In this workshop, Dan takes you through the practical process of simulating a fixed-point digital filter using open-source Python libraries. This is of interest to participants wanting to see a motivating example for learning Python as well as those with experience using Python. Also included: a quick recap of basic filter structures and filter performance concerns. A significant background in Digital Signal Processing (DSP) or digital filter design is not required. Having taken an undergraduate Signals and Systems course is sufficient. For a more detailed review of binary fixed-point operations and notations that will be used in this workshop, please attend Dan's Theatre Talk "Fixed-Point Made Easy: A Guide for Newcomers and Seasoned Engineers" that will be scheduled before this. After attending this talk, the participants will be equipped to confidently convert a given filter implementation to fixed-point prior to detailed implementation. If you have a floating-point filter design and need to implement it in fixed-point, this workshop is for you!
What this presentation is about and why it matters
This workshop walks through the practical process of converting a validated floating‑point digital filter design into a fixed‑point implementation, using Python for simulation and verification. Fixed‑point arithmetic is still widely used in low‑power, low‑cost embedded systems (MCUs, DSPs, FPGAs, and ASICs). The talk explains how quantization and finite word‑length effects appear in filters, how those errors accumulate, and how to pick bit widths and placements so the implemented filter meets your system SNR and rejection requirements.

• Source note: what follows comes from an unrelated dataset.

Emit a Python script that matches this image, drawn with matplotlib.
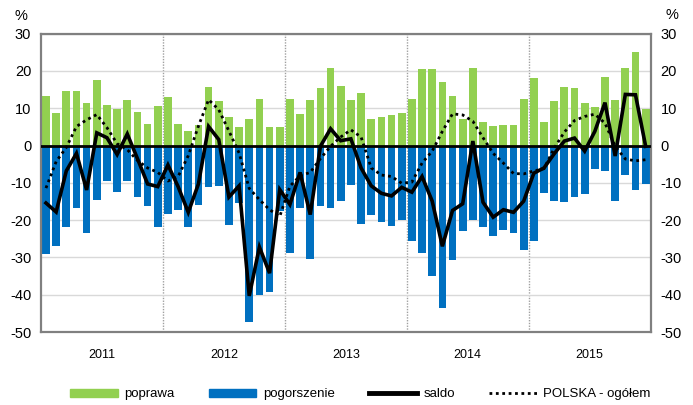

If you must move a working floating‑point filter to an embedded platform (or evaluate whether you can), a clear methodology and the right simulation tools make that migration predictable rather than scary.
Who will benefit the most from this presentation
- Embedded systems and FPGA engineers who must implement filters with constrained data widths and power budgets.
- DSP engineers migrating prototypes from floating point to production fixed point.
- Students and practitioners who want an applied, hands‑on introduction to fixed‑point effects (using Python/Jupyter).
- Anyone deciding tradeoffs between floating‑point ease and fixed‑point cost/power savings.
What you need to know
The talk is approachable with a single undergraduate Signals & Systems course under your belt. To get the most out of it, be comfortable with:
- Basic filter representations: impulse response, transfer function H(z), numerator/denominator coefficients, and the distinction between FIR (feedforward) and IIR (feedback) filters.
- Implementation forms: direct form I, direct form II, and transposed forms, plus the idea of factoring a high‑order IIR into second‑order sections (SOS / biquads).
- Sampling and spectral analysis: what an FFT represents, how an FFT bin is a narrowband filter, and why increasing FFT length reduces per‑bin noise (processing gain).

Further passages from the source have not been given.